SENATOR Francis Pangilinan said Sunday it was misleading to say he fully agreed to the Senate report that said the summary killings taking place in the country was not state-sponsored.
“It appears that the 11 senators who signed the committee report agree with its findings when in fact the affixed signature is followed by the words ‘I dissent,’ which is what I did,” said Pangilinan in his Facebook account.
“We also stated that we would be filing a separate opinion and in it we will be stating the basis of our dissent on key points.”
Pangilinan made the clarification following reports that he and 10 other members of the Senate committee on justice and human rights, led by Senator Richard Gordon, completely agreed with the committee report that there was no evidence to show that there was a State-sponsored policy to eradicate illegal drugs.
The findings virtually cleared President Rodrigo Duterte of any liability in the killings that are taking place as a result of his bloody war against illegal drugs.
Pangilinan, the president of the Liberal Party, said he disagreed with some portions of the report.
The report was drafted by Gordon and Panfilo Lacson, chairmen of the Senate committees on public order and dangerous drugs, which jointly conducted the Senate hearings on the extrajudicial killings and summary executions.
Pangilinan, Gordon and Lacson aside, the other senators who signed the report were Gregorio Honasan II, Loren Legarda, Juan Miguel Zubiri, Nancy Binay, Manny Pacquiao, Alan Peter Cayetano, Franklin Drilon and Vicente Sotto III.
Pangilinan said he “will dissent/concur in part.” Cayetano said he had “reservations and amendments,” while Drilon said he signed “with reservations and will interpellate.”
Despite signing the report, Lacson said the finding that the killings were not State-sponsored was not conclusive since Gordon barred some witnesses from testifying following his spat with Commission on Human Rights Commissioner Roberto Cadiz.
“The report is not conclusive. “It’s just that no evidence was presented to prove the killings were State-sponsored,” Lacson said.
He said he was dismayed when Gordon did not allow the witnesses from the CHR to testify.
As a result, he said, Gordon stood his ground and never allowed the CHR witnesses to give their testimony during the hearing on extrajudicial killings and summary executions.
“That is only one aspect to which I do not agree.
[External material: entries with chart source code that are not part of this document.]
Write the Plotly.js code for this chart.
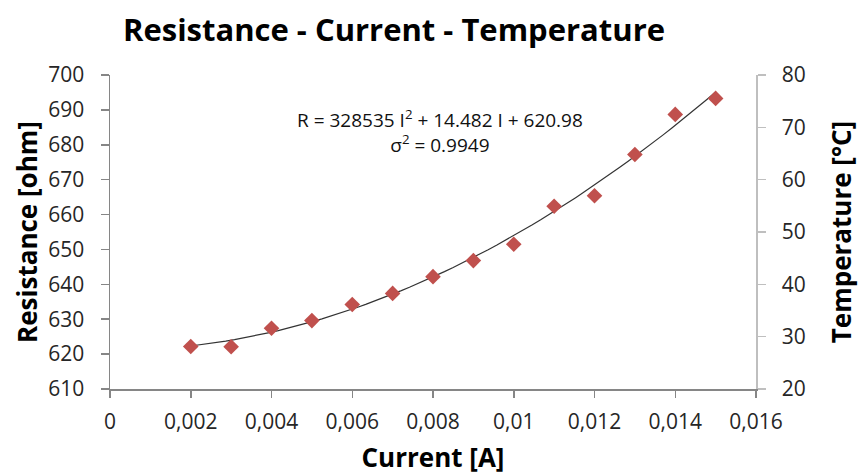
<!DOCTYPE html>
<html><head><meta charset="utf-8">
<script src="https://cdn.plot.ly/plotly-3.0.1.min.js"></script>
<style>html,body{margin:0;padding:0;background:#fff}</style>
</head><body>
<div id="chart" style="width:862px;height:475px"></div>
<script>
const current = [0.002,0.003,0.004,0.005,0.006,0.007,0.008,0.009,0.010,0.011,0.012,0.013,0.014,0.015];
const resistance = [622.2,622.1,627.4,629.6,634.2,637.4,642.2,646.8,651.5,662.4,665.4,677.2,688.7,693.3];
const fitCoef = [328535, 14.482, 620.98]; // a, b, c of R = a I^2 + b I + c
const fitLabel = 'R = 328535 I<sup>2</sup> + 14.482 I + 620.98<br>σ<sup>2</sup> = 0.9949';
const xTicks = [0,0.002,0.004,0.006,0.008,0.010,0.012,0.014,0.016];

const fitX = [], fitY = [];
const lo = current[0], hi = current[current.length-1];
for (let i = 0; i <= 60; i++) {
  const x = lo + (hi - lo) * i / 60;
  fitX.push(x);
  fitY.push(fitCoef[0]*x*x + fitCoef[1]*x + fitCoef[2]);
}

const font = 'Open Sans, Noto Sans, sans-serif';
const tickFont = {family: font, size: 21, color: '#262626'};
const titleFont = {family: font, size: 26, color: '#000', weight: 'bold'};

const data = [
  {x: fitX, y: fitY, mode: 'lines', line: {color: '#333', width: 1.2}, hoverinfo: 'skip', showlegend: false},
  {x: current, y: resistance, mode: 'markers', marker: {symbol: 'diamond', size: 12, color: '#c0504d'}, showlegend: false},
  {x: [], y: [], yaxis: 'y2', mode: 'markers', showlegend: false}
];

const layout = {
  width: 862, height: 475,
  margin: {l: 110, r: 106, t: 75, b: 86},
  paper_bgcolor: '#fff', plot_bgcolor: '#fff',
  separators: ',.',
  title: {text: '<b>Resistance - Current - Temperature</b>', x: 394/862, xref: 'container', xanchor: 'center', y: 1 - 30/475, yref: 'container', yanchor: 'middle', font: {family: font, size: 31, color: '#000'}},
  xaxis: {
    range: [0, 0.016], tickvals: xTicks, showgrid: false, zeroline: false,
    showline: true, linecolor: '#868686', linewidth: 1.5,
    ticks: 'outside', ticklen: 7, tickcolor: '#868686', tickwidth: 1.5,
    tickfont: tickFont, ticklabelstandoff: 6,
    title: {text: 'Current [A]', font: titleFont, standoff: 17}
  },
  yaxis: {
    range: [610, 700], dtick: 10, showgrid: false, zeroline: false,
    showline: true, linecolor: '#868686', linewidth: 1.5,
    ticks: 'outside', ticklen: 8, tickcolor: '#868686', tickwidth: 1.5,
    tickfont: tickFont, ticklabelstandoff: 12,
    title: {text: 'Resistance [ohm]', font: titleFont, standoff: 3}
  },
  yaxis2: {
    overlaying: 'y', side: 'right', range: [20, 80], dtick: 10,
    showgrid: false, zeroline: false,
    showline: true, linecolor: '#bfbfbf', linewidth: 1.5,
    ticks: 'outside', ticklen: 8, tickcolor: '#bfbfbf', tickwidth: 1.5,
    tickfont: tickFont, ticklabelstandoff: 12,
    title: {text: 'Temperature [°C]', font: titleFont, standoff: 28}
  },
  annotations: [{
    xref: 'paper', yref: 'paper', x: (440-110)/646, y: (389-131)/314,
    xanchor: 'center', yanchor: 'middle', showarrow: false, align: 'center',
    text: fitLabel, font: {family: font, size: 19, color: '#111'}
  }]
};

Plotly.newPlot('chart', data, layout, {displayModeBar: false, staticPlot: true});
</script>
</body></html>
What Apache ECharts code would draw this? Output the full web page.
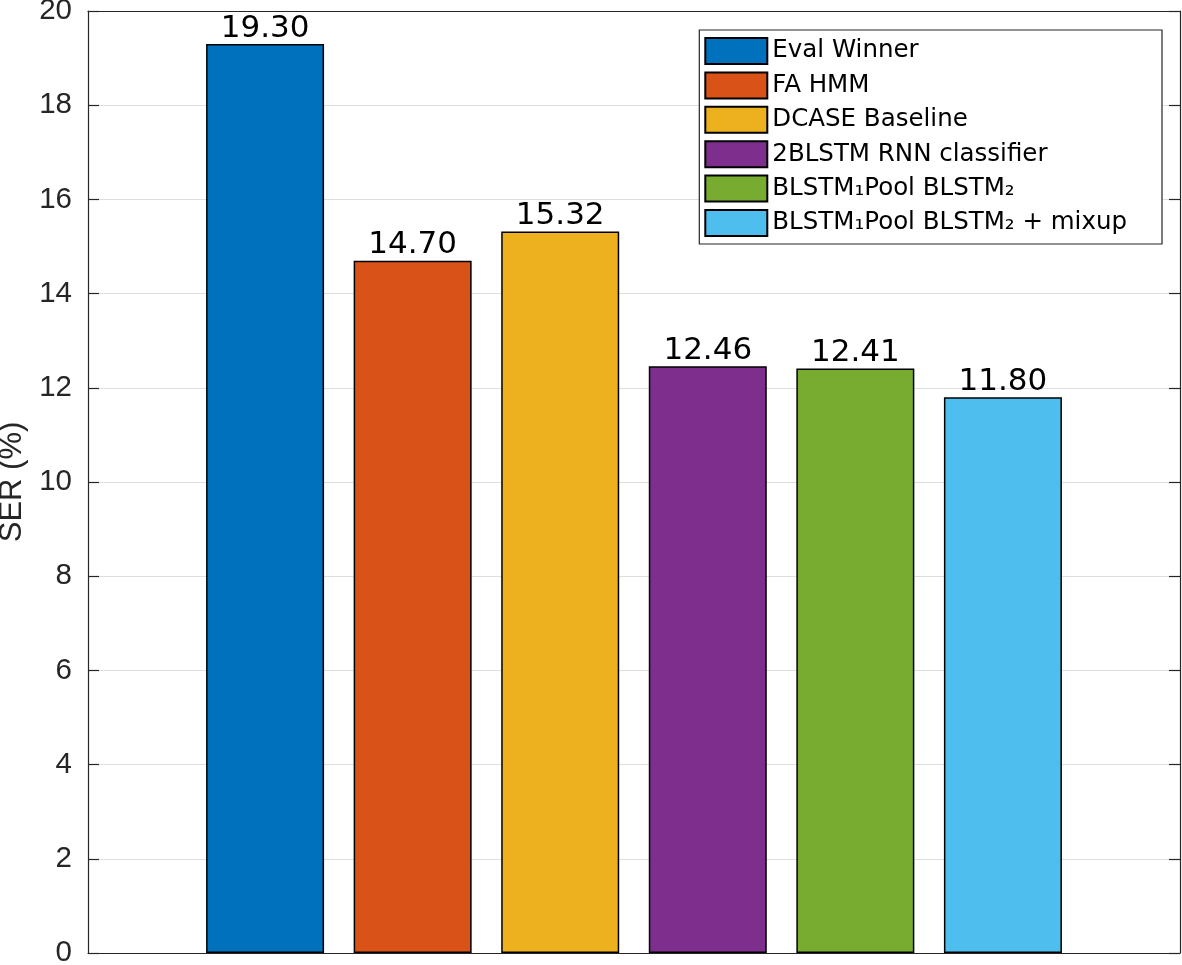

Because every time there was a hearing, these witnesses were there. Only the witnesses from Pasay and Antipolo were able to testify,” Lacson said.
Those who did not sign the report were Senators Ralph Recto, Leila de Lima, Antonio Trillanes IV, Joseph Victor Ejercito and Grace Poe.
Trillanes called Gordon a “lackey” of Duterte and his committee report a “cover-up” for the extrajudicial killings that started and surged when Duterte assumed the presidency.
He assailed him for covering up all the evidence linking the President to the killings as an offshoot of his war on drugs that have claimed the lives of more than 5,000 people.